Na frente da procissão ia como abre-alas um cavaleiro em animal ataviado. Portava um estandarte com a pintura do Espírito Santo. Por muitos anos esse cargo foi exercido pelo sr. Luciano Bonaparte, que ficou assim registrado por uma crônica localizada pelo pesquisador ADÃO (2001)[2]:

caboclo reforçado, de proporções hercúleas, mal encarado, sempre vestido de modo extravagante. Vinha todos os dias à cidade, montado num ginete bem ensaiado e trazendo aos pés um par de chilenas de prata. Dizia-se que era filho único de pai abastado e, que, com a morte deste, tornou-se herdeiro a ½ légua de S. João del-Rei, de vinte e tantos escravos. Mas era mal homem, cita o cronista que escreve no “Arauto de Minas” , em 1878, sob o pseudônimo de “Macedônio”. Pior ainda, como senhor de escravos. Acabou por matá-los um a um pela má e porca alimentação, muito serviço e bárbaros castigos. Contudo o maior prazer de Luciano era ir como alferes porta-bandeiras na procissão de São Jorge, para o que reservava sempre o seu melhor cavalo. A molecada sempre o acompanhava aos aplausos e Luciano voltava para casa cheio de si, depois de ter percorrido as principais ruas da povoação.  Luciano Bonaparte fardava-se ricamente, calçava botas de Napoleão e cingia reluzente espada de alto preço. Montava, então, corpulento e fogoso animal, ajaezado de prata e ornado de fitas de várias cores. Carregava com garbo, da igreja de São Francisco até Matosinhos, uma vistosa bandeira, abrindo caminho para a triunfal procissão de Santo Antônio. Grande multidão acompanhava o andor do Santo. Todo mundo elogiava o esplendor da montaria e das vestes de Luciano, que se transformava numa das importantes figuras da solenidade.

Procissão do Imperador Perpétuo. Desenho: Osni Paiva.


Referências Bibliográficas 

ADÃO, Kleber do Sacramento. Devoções e diversões em São João del-Rei: um estudo da festa do Bom Jesus de Matosinhos, 1889-1924. Campinas: UNICAMP – Faculdade de Educação Física, 2001. Tese de Doutorado.

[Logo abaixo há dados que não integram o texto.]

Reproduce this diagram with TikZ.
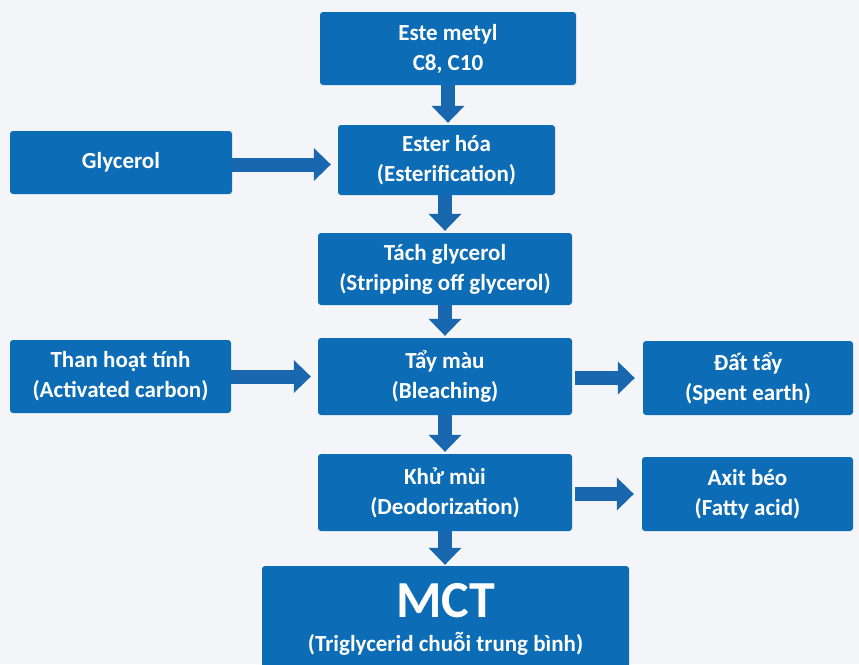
\documentclass[tikz,border=0pt]{standalone}
\usepackage{fontspec}
\setmainfont{Carlito}
\usetikzlibrary{arrows.meta}
\definecolor{boxblue}{HTML}{0D6CB6}
\definecolor{arrowblue}{HTML}{1867AF}
\definecolor{paper}{HTML}{F3F5F8}
\tikzset{
  stepbox/.style={fill=boxblue, draw=none, rounded corners=3pt, text=white,
    align=center, inner sep=0pt,
    font=\bfseries\fontsize{23}{30}\selectfont},
  fatarrow/.style={draw=arrowblue, line width=14pt, line cap=butt,
    -{Triangle[width=33pt,length=17pt,line width=0pt,fill=arrowblue]}},
}
\begin{document}
\begin{tikzpicture}[x=1pt,y=-1pt]
  \fill[paper] (0,0) rectangle (859,664);
  \useasboundingbox (0,0) rectangle (859,664);
  \clip (0,0) rectangle (859,664);

  % main column
  \node[stepbox, minimum width=256pt, minimum height=73pt] (este) at (448,48.5) {Este metyl\\C8, C10};
  \node[stepbox, minimum width=217pt, minimum height=70pt] (ester) at (446.5,160) {Ester hóa\\(Esterification)};
  \node[stepbox, minimum width=254pt, minimum height=72pt] (tach) at (445,269) {Tách glycerol\\(Stripping off glycerol)};
  \node[stepbox, minimum width=254pt, minimum height=77pt] (tay) at (445,376.5) {Tẩy màu\\(Bleaching)};
  \node[stepbox, minimum width=254pt, minimum height=77pt] (khu) at (445,492.5) {Khử mùi\\(Deodorization)};
  \node[stepbox, minimum width=367pt, minimum height=106pt,
        font=\bfseries\fontsize{23}{34}\selectfont] (mct) at (445.5,619)
        {{\fontsize{52}{52}\selectfont MCT}\\(Triglycerid chuỗi trung bình)};

  % inputs
  \node[stepbox, minimum width=222pt, minimum height=63pt] (gly) at (121,162.5) {Glycerol};
  \node[stepbox, minimum width=221pt, minimum height=73pt] (than) at (120.5,376.5) {Than hoạt tính\\(Activated carbon)};

  % by-products
  \node[stepbox, minimum width=210pt, minimum height=74pt] (dat) at (748,378) {Đất tẩy\\(Spent earth)};
  \node[stepbox, minimum width=211pt, minimum height=74pt] (axit) at (747.5,494) {Axit béo\\(Fatty acid)};

  % process flow
  \draw[fatarrow] (este.south) -- ([yshift=2pt]ester.north -| este.south);
  \draw[fatarrow] (ester.south -| tach.north) -- ([yshift=2pt]tach.north);
  \draw[fatarrow] (tach.south) -- ([yshift=2pt]tay.north);
  \draw[fatarrow] (tay.south) -- ([yshift=2pt]khu.north);
  \draw[fatarrow] (khu.south) -- ([yshift=1pt]mct.north -| khu.south);

  % side streams
  \coordinate (glyout) at ([yshift=-2pt]gly.east);
  \draw[fatarrow] (glyout) -- ([xshift=-7pt]ester.west |- glyout);
  \draw[fatarrow] (than.east) -- ([xshift=-7pt]tay.west |- than.east);
  \draw[fatarrow] ([xshift=3pt]tay.east |- dat.west) -- ([xshift=-8pt]dat.west);
  \draw[fatarrow] ([xshift=3pt]khu.east |- axit.west) -- ([xshift=-8pt]axit.west);
\end{tikzpicture}
\end{document}
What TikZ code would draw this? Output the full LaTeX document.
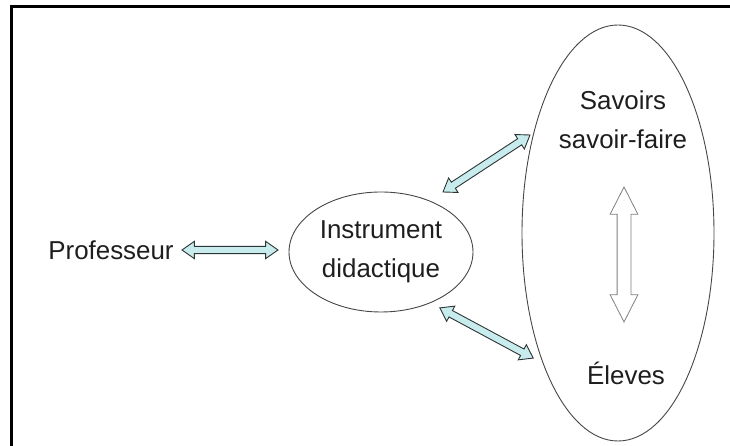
\documentclass[tikz,border=0pt]{standalone}
\usepackage{fontspec}
\setmainfont{Liberation Sans}
\usetikzlibrary{shapes.geometric,shapes.arrows}
\definecolor{linkfill}{RGB}{200,236,238}
\definecolor{linkline}{RGB}{45,52,52}
\definecolor{inkgray}{RGB}{70,70,70}
\definecolor{textink}{RGB}{30,30,30}
\begin{document}
\begin{tikzpicture}[x=1bp,y=1bp,
  lbl/.style={font=\fontsize{26}{39}\selectfont, text=textink, align=center, inner sep=0},
  oval/.style={ellipse, draw=inkgray, line width=0.9bp, inner sep=0},
  linkarrow/.style={double arrow, draw=linkline, fill=linkfill, line width=0.9bp,
    inner xsep=0, inner ysep=3.2bp, minimum width=17bp, double arrow head extend=5bp,
    double arrow tip angle=70, sloped},
  whitearrow/.style={double arrow, draw=gray, fill=white, line width=0.8bp,
    inner xsep=0, inner ysep=6.5bp, minimum width=27bp, double arrow head extend=7bp,
    double arrow tip angle=54, sloped}]
\useasboundingbox (0,0) rectangle (730,446);

% frame: top and left rules only
\draw[line width=3bp] (11.5,0) -- (11.5,439.5) -- (730,439.5);

% ovals
\node[oval, minimum width=192bp, minimum height=416bp] (grp) at (618,213) {};
\node[oval, minimum width=184bp, minimum height=120bp, lbl] (inst) at (381,194) {Instrument\\didactique};

% labels
\node[lbl] (prof) at (111,196) {Professeur};
\node[lbl] (sav) at (623,326) {Savoirs\\savoir-faire};
\node[lbl] (elev) at (626,73) {Éleves};

% arrow end points
\coordinate (p1) at (182,196);
\coordinate (p2) at (278,196);
\coordinate (u1) at (443,254);
\coordinate (u2) at (530,311);
\coordinate (d1) at (440,138);
\coordinate (d2) at (533,88);
\coordinate (v1) at (624,259);
\coordinate (v2) at (624,124);

% two-way links
\path (p1) -- (p2) node[midway, linkarrow, minimum height=96bp] (aprof) {};
\path (u1) -- (u2) node[midway, linkarrow, minimum height=104bp] (asav) {};
\path (d1) -- (d2) node[midway, linkarrow, minimum height=106bp] (aelev) {};
\path (v1) -- (v2) node[midway, whitearrow, minimum height=135bp] (ainner) {};
\end{tikzpicture}
\end{document}
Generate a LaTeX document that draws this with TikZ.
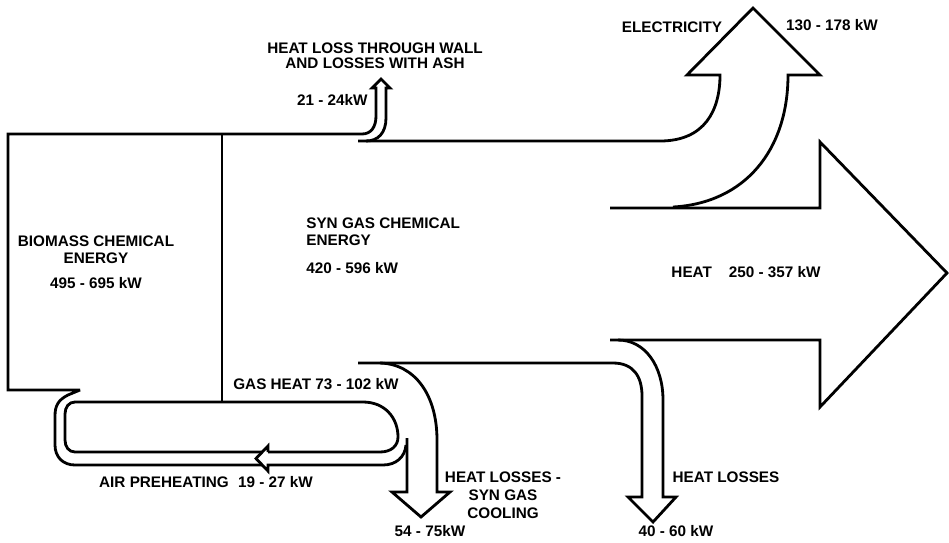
\documentclass[tikz,border=0pt]{standalone}
\usepackage{fontspec}
\setmainfont{Liberation Sans}
\usetikzlibrary{positioning}
\begin{document}
\begin{tikzpicture}[
    x=0.02cm, y=-0.02cm,
    flow/.style={line width=1.6pt, miter limit=4},
    lbl/.style={font=\fontsize{8.7}{9.8}\selectfont\bfseries, inner sep=0pt, align=center},
    lblleft/.style={lbl, align=left}
]
\useasboundingbox (0,0) rectangle (949,542);

\draw[flow] (222,134) -- (222,402);
\draw[flow] (262,465) -- (75,465) .. controls (63,465) and (55,457) .. (55,445) -- (55,416) .. controls (55,406) and (58,400) .. (68,395) -- (80,390) -- (8,390) -- (8,134) -- (362,134) .. controls (371,134) and (376,127) .. (376,116) -- (376,88) -- (372,88) -- (381,79) -- (390,88) -- (386,88) -- (386,118) .. controls (386,133) and (378,141) .. (366,141);
\draw[flow] (358,141) -- (660,141) .. controls (705,141) and (720,110) .. (720,75) -- (687,75) -- (753,8) -- (820,75) -- (788,75) .. controls (788,150) and (745,203) .. (673,207);
\draw[flow] (610,208) -- (820,208) -- (820,142) -- (947,273) -- (820,407) -- (820,340) -- (610,340);

\draw[flow] (268,452) -- (380,452) .. controls (391,452) and (398,446) .. (398,437) .. controls (398,418) and (385,402) .. (363,402) -- (75,402) .. controls (69,402) and (65,407) .. (65,414) -- (65,440) .. controls (65,447) and (69,452) .. (75,452) -- (262,452);
\draw[flow] (268,452) -- (268,446) -- (256,458.5) -- (268,471) -- (268,465) -- (383,465) .. controls (396,465) and (405,457) .. (406,445);
\draw[flow] (407,438) -- (407,492) -- (392,492) -- (421,517) -- (450,492) -- (437,492) -- (437,440) .. controls (437,395) and (415,364) .. (380,363);
\draw[flow] (358,363) -- (613,363) .. controls (633,363) and (642,376) .. (642,396) -- (642,497) -- (628,497) -- (653,522) -- (676,497) -- (663,497) -- (663,400) .. controls (663,366) and (645,340) .. (618,340);

\node[lbl, font=\fontsize{8.7}{8.6}\selectfont\bfseries] (wall) at (375,56) {HEAT LOSS THROUGH WALL\\AND LOSSES WITH ASH};
\node[lbl, anchor=east] (wallkw) at (368,100) {21 - 24kW};
\node[lbl] (elec) at (672,27) {ELECTRICITY};
\node[lbl] (eleckw) at (832,25) {130 - 178 kW};
\node[lblleft, anchor=west] (syngas) at (306,232) {SYN GAS CHEMICAL\\ENERGY};
\node[lbl, anchor=west] (syngaskw) at (306,268) {420 - 596 kW};
\node[lbl] (biomass) at (96,250) {BIOMASS CHEMICAL\\ENERGY};
\node[lbl] (biomasskw) at (96,283) {495 - 695 kW};
\node[lbl] (heat) at (746,272) {HEAT\hspace{1.1em}250 - 357 kW};
\node[lbl] (gasheat) at (316,384) {GAS HEAT 73 - 102 kW};
\node[lbl] (air) at (206,482) {AIR PREHEATING\hspace{0.6em}19 - 27 kW};
\node[lbl, font=\fontsize{8.7}{10.3}\selectfont\bfseries] (cooling) at (503,495) {HEAT LOSSES -\\SYN GAS\\COOLING};
\node[lbl] (coolingkw) at (430,531) {54 - 75kW};
\node[lbl] (losses) at (726,477) {HEAT LOSSES};
\node[lbl] (losseskw) at (676,531) {40 - 60 kW};
\end{tikzpicture}
\end{document}
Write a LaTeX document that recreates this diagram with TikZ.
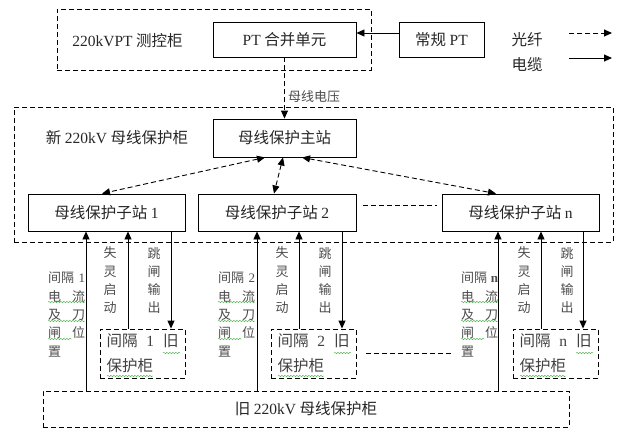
\documentclass[tikz,border=0pt]{standalone}
\usepackage{fontspec}
\setmainfont{Noto Sans CJK SC}
\newfontfamily\lat{Liberation Serif}
\usetikzlibrary{arrows.meta,decorations.pathmorphing}
\begin{document}
\begin{tikzpicture}[x=1pt,y=-1pt,
  >={Triangle[length=8pt,width=7pt]},
  box/.style={draw, line width=0.9pt, inner sep=0pt, text=black!85, font=\fontsize{15.5}{18}\selectfont},
  cab/.style={draw, line width=0.9pt, dash pattern=on 5pt off 3pt, inner sep=0pt},
  oldbox/.style={cab, text=black!75, text width=72pt, align=left, minimum width=85pt, minimum height=49pt, font=\fontsize{15.5}{25}\selectfont},
  fib/.style={line width=0.9pt, dash pattern=on 5pt off 3pt},
  cbl/.style={line width=0.9pt},
  lbl/.style={inner sep=0pt, text=black!85, font=\fontsize{15.5}{18}\selectfont},
  small/.style={inner sep=0pt, text=black!70, font=\fontsize{13}{18.3}\selectfont},
  col/.style={small, text width=37pt, align=left, anchor=west},
  vcol/.style={small, align=center},
  squig/.style={draw=green!55!black!70, line width=0.45pt, decorate, decoration={snake, segment length=3pt, amplitude=0.7pt}}
]
\useasboundingbox (0,0) rectangle (640,436);

% PT cabinet
\node[cab, minimum width=314pt, minimum height=61pt] (ptcab) at (214,39.5) {};
\node[lbl] (ptcabl) at (127.5,41) {{\lat 220kVPT} 测控柜};
\node[box, minimum width=143pt, minimum height=35pt] (ptmu) at (284.5,39.5) {{\lat PT} 合并单元};
\node[box, minimum width=85pt, minimum height=35pt] (cpt) at (441.5,39.5) {常规 {\lat PT}};
\draw[cbl,->] ([yshift=6.5pt]cpt.west) -- ([yshift=6.5pt]ptmu.east);

% legend
\node[lbl] (gx) at (527,40) {光纤};
\node[lbl] (dl) at (527,65) {电缆};
\coordinate (g1) at (569,33);
\coordinate (g2) at (612,33);
\coordinate (d1) at (569,58);
\coordinate (d2) at (612,58);
\draw[fib,->] (g1) -- (g2);
\draw[cbl,->] (d1) -- (d2);

% new cabinet
\node[cab, minimum width=599pt, minimum height=135pt] (newcab) at (313.5,174.5) {};
\node[lbl] (newl) at (117,138) {新 {\lat 220kV} 母线保护柜};
\node[box, minimum width=143pt, minimum height=38pt] (main) at (284.5,138) {母线保护主站};
\draw[fib,->] (ptmu.south) -- (main.north);
\node[small, anchor=west] (mxdy) at (288,97) {母线电压};

\node[box, minimum width=157pt, minimum height=37pt] (sub1) at (106.5,212.5) {母线保护子站 {\lat 1}};
\node[box, minimum width=158pt, minimum height=37pt] (sub2) at (277,212.5) {母线保护子站 {\lat 2}};
\node[box, minimum width=157pt, minimum height=37pt] (subn) at (520.5,212.5) {母线保护子站 {\lat n}};

\draw[fib,<->] ([xshift=-19.5pt]main.south) -- ([xshift=-4.5pt]sub1.north);
\draw[fib,<->] ([xshift=-1.5pt]main.south) -- ([xshift=-3pt]sub2.north);
\draw[fib,<->] ([xshift=17.5pt]main.south) -- ([xshift=-24.5pt]subn.north);
\draw[fib] ([xshift=7pt,yshift=7.5pt]sub2.east) -- ([xshift=-5pt,yshift=7.5pt]subn.west);

% old cabinets
\node[oldbox] (box1) at (142.5,353.5) {\makebox[72pt]{间隔\hfill{\lat 1}\hfill 旧}\\保护柜};
\node[oldbox] (box2) at (313.5,353.5) {\makebox[72pt]{间隔\hfill{\lat 2}\hfill 旧}\\保护柜};
\node[oldbox] (boxn) at (555.5,353.5) {\makebox[72pt]{间隔\hfill{\lat n}\hfill 旧}\\保护柜};
\draw[fib] ([xshift=10pt]box2.east) -- ([xshift=-60pt]boxn.west);

\node[cab, minimum width=526pt, minimum height=36pt, text=black!85, font=\fontsize{15.5}{18}\selectfont] (oldcab) at (306,409) {旧 {\lat 220kV} 母线保护柜};

% signal lines sub1
\draw[cbl,->] ([xshift=-20.5pt]sub1.south |- oldcab.north) -- ([xshift=-20.5pt]sub1.south);
\draw[cbl,->] ([xshift=21.5pt]sub1.south |- box1.north) -- ([xshift=21.5pt]sub1.south);
\draw[cbl,->] ([xshift=64.5pt]sub1.south) -- ([xshift=64.5pt]sub1.south |- box1.north);
% sub2
\draw[cbl,->] ([xshift=-20pt]sub2.south |- oldcab.north) -- ([xshift=-20pt]sub2.south);
\draw[cbl,->] ([xshift=22pt]sub2.south |- box2.north) -- ([xshift=22pt]sub2.south);
\draw[cbl,->] ([xshift=65pt]sub2.south) -- ([xshift=65pt]sub2.south |- box2.north);
% subn
\draw[cbl,->] ([xshift=-22.5pt]subn.south |- oldcab.north) -- ([xshift=-22.5pt]subn.south);
\draw[cbl,->] ([xshift=20.5pt]subn.south |- boxn.north) -- ([xshift=20.5pt]subn.south);
\draw[cbl,->] ([xshift=62.5pt]subn.south) -- ([xshift=62.5pt]subn.south |- boxn.north);

% labels
\node[col] (c1) at (48,314.5) {\makebox[37pt]{间隔\hfill{\lat 1}}\\\makebox[37pt]{电\hfill 流}\\\makebox[37pt]{及\hfill 刀}\\\makebox[37pt]{闸\hfill 位}\\置};
\node[col] (c2) at (218,314.5) {\makebox[37pt]{间隔\hfill{\lat 2}}\\\makebox[37pt]{电\hfill 流}\\\makebox[37pt]{及\hfill 刀}\\\makebox[37pt]{闸\hfill 位}\\置};
\node[col] (cn) at (461,314.5) {\makebox[37pt]{间隔\hfill{\lat\bfseries n}}\\\makebox[37pt]{电\hfill 流}\\\makebox[37pt]{及\hfill 刀}\\\makebox[37pt]{闸\hfill 位}\\置};

\node[vcol] (s1) at (110,280.5) {失\\灵\\启\\动};
\node[vcol] (t1) at (154,280.5) {跳\\闸\\输\\出};
\node[vcol] (s2) at (282,280.5) {失\\灵\\启\\动};
\node[vcol] (t2) at (325,280.5) {跳\\闸\\输\\出};
\node[vcol] (sn) at (524,280.5) {失\\灵\\启\\动};
\node[vcol] (tn) at (567,280.5) {跳\\闸\\输\\出};

% spell-check underlines
\foreach \c in {c1,c2,cn}{
  \begin{scope}[shift={(\c.west)}]
    \path[squig] (0,-12.5) -- (37,-12.5);
    \path[squig] (0,6.5) -- (37,6.5);
    \path[squig] (0,24.5) -- (24,24.5);
  \end{scope}
}
\foreach \b in {box1,box2,boxn}{
  \begin{scope}[shift={(\b.center)}]
    \path[squig] (20.5,-0.5) -- (37.5,-0.5);
    \path[squig] (-35.5,22.5) -- (10.5,22.5);
  \end{scope}
}
\end{tikzpicture}
\end{document}
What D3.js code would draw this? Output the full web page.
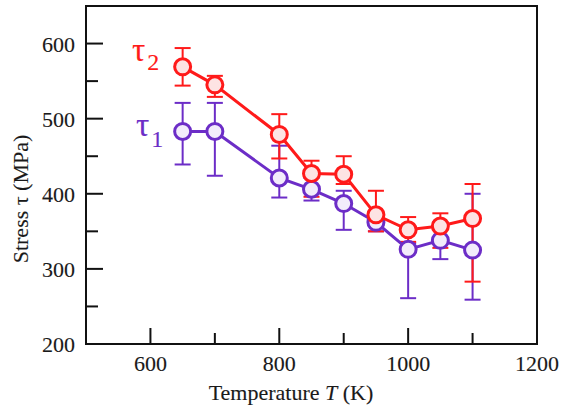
<!DOCTYPE html>
<html><head><meta charset="utf-8">
<script src="https://cdn.jsdelivr.net/npm/d3@7"></script>
<style>
html,body{margin:0;padding:0;background:#fff;}
</style></head>
<body>
<svg id="c" width="562" height="408"></svg>
<script>
const temps = [650,700,800,850,900,950,1000,1050,1100];
const tau2 = [569,545,479,427,426,372,352,357,367];
const tau2Hi = [594,557,506,444,450,404,369,374,413];
const tau2Lo = [544,529,447,396,413,350,336,328,283];
const tau1 = [483,483,421,406,387,362,326,338,325];
const tau1Hi = [521,521,464,421,404,375,334,362,400];
const tau1Lo = [439,424,395,391,352,350,261,313,259];
const xTicks = [600,800,1000,1200];
const xMinor = [700,900,1100];
const yTicks = [200,300,400,500,600];
const yMinor = [250,350,450,550];

const FONT = "'Liberation Serif', 'Times New Roman', Times, 'DejaVu Serif', serif";
const red = "#ff1a1a", redFill = "#fde3e3";
const pur = "#6c2dc7", purFill = "#f2ecfb";

const svg = d3.select("#c");
const L=86, R=537, T=6, B=344;
const x = d3.scaleLinear().domain([500,1200]).range([L,R]);
const y = d3.scaleLinear().domain([200,650]).range([B,T]);

function txt(col){ col = col||"#1a1a1a"; return svg.append("text").attr("font-family",FONT).style("font-family",FONT)
  .attr("fill",col).attr("stroke",col).attr("stroke-width",0.12); }

const g = svg.append("g");
xTicks.filter(v=>v<1200).forEach(v=>g.append("line").attr("x1",x(v)).attr("x2",x(v)).attr("y1",B).attr("y2",B-16).attr("stroke","#111").attr("stroke-width",2));
xMinor.forEach(v=>g.append("line").attr("x1",x(v)).attr("x2",x(v)).attr("y1",B).attr("y2",B-11).attr("stroke","#111").attr("stroke-width",2));
yTicks.filter(v=>v>200).forEach(v=>g.append("line").attr("x1",L).attr("x2",L+17).attr("y1",y(v)).attr("y2",y(v)).attr("stroke","#111").attr("stroke-width",2));
yMinor.forEach(v=>g.append("line").attr("x1",L).attr("x2",L+12).attr("y1",y(v)).attr("y2",y(v)).attr("stroke","#111").attr("stroke-width",2));

xTicks.forEach(v=>txt().attr("x",x(v)).attr("y",371).attr("text-anchor","middle").attr("font-size",22).text(v));
yTicks.forEach(v=>txt().attr("x",75).attr("y",y(v)+8).attr("text-anchor","end").attr("font-size",22).text(v));

svg.append("rect").attr("x",L).attr("y",T).attr("width",R-L).attr("height",B-T).attr("fill","none").attr("stroke","#111").attr("stroke-width",2);

const xt = txt().attr("x",291).attr("y",400).attr("text-anchor","middle").attr("font-size",22);
xt.append("tspan").text("Temperature ");
xt.append("tspan").attr("font-style","italic").text("T");
xt.append("tspan").text(" (K)");
txt().attr("transform","translate(28,199) rotate(-90)").attr("text-anchor","middle").attr("font-size",22).text("Stress τ (MPa)");

function errs(hi, lo, col){
  const eg = svg.append("g").attr("stroke",col).attr("stroke-width",2).attr("fill","none");
  temps.forEach((t,i)=>{
    eg.append("line").attr("x1",x(t)).attr("x2",x(t)).attr("y1",y(hi[i])).attr("y2",y(lo[i]));
    eg.append("line").attr("x1",x(t)-8).attr("x2",x(t)+8).attr("y1",y(hi[i])).attr("y2",y(hi[i]));
    eg.append("line").attr("x1",x(t)-8).attr("x2",x(t)+8).attr("y1",y(lo[i])).attr("y2",y(lo[i]));
  });
}
function line(vals,col){
  svg.append("path").datum(vals).attr("fill","none").attr("stroke",col).attr("stroke-width",3)
    .attr("d", d3.line().x((d,i)=>x(temps[i])).y(d=>y(d)));
}
function dots(vals,col,fill){
  svg.append("g").selectAll("circle").data(vals).join("circle")
    .attr("cx",(d,i)=>x(temps[i])).attr("cy",d=>y(d)).attr("r",8)
    .attr("fill",fill).attr("stroke",col).attr("stroke-width",3);
}
errs(tau1Hi,tau1Lo,pur);
errs(tau2Hi,tau2Lo,red);
line(tau1,pur);
dots(tau1,pur,purFill);
line(tau2,red);
dots(tau2,red,redFill);

const l2 = txt(red).attr("x",132).attr("y",61).attr("font-size",33);
l2.append("tspan").text("τ");
l2.append("tspan").attr("font-size",24).attr("dx",2).attr("dy",9).text("2");
const l1 = txt(pur).attr("x",136).attr("y",136).attr("font-size",33);
l1.append("tspan").text("τ");
l1.append("tspan").attr("font-size",24).attr("dx",2).attr("dy",11).text("1");
</script>
</body></html>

CINTRA, Sebastião de Oliveira. Festas de Matozinhos antigamente. Revista do Instituto Histórico e Geográfico de São João del-Rei, v. 2, 1974-5, p. 8.

TRINDADE, Raymundo, Cônego. Arquidiocese de Mariana: subsídios para a sua história. 2.ed. Belo Horizonte: Imprensa Oficial, 1952. v. 1. p. 189-190.




[1] - O fato narrado tem data desconhecida. Está compreendido porém obrigatoriamente no intervalo de 25/03/1820 e 20/09/1835, que corresponde ao arquiepiscopado de Dom José da Santíssima Trindade, em Mariana/MG, frei franciscano envolvido no caso relatado. Este arcebispo era português, natural do Porto, nascido a 13/08/1762. Faleceu em Mariana, a 28/09/1835.
[2] - Extraído do jornal são-joanense Arauto de Minas, n. 17, de 14/07/1878. Macedônio, que o assina, é pseudônimo de Dominiciano Leite Ribeiro, o Visconde de Araxá. Figurão político, tinha sido governador de São Paulo trinta anos antes.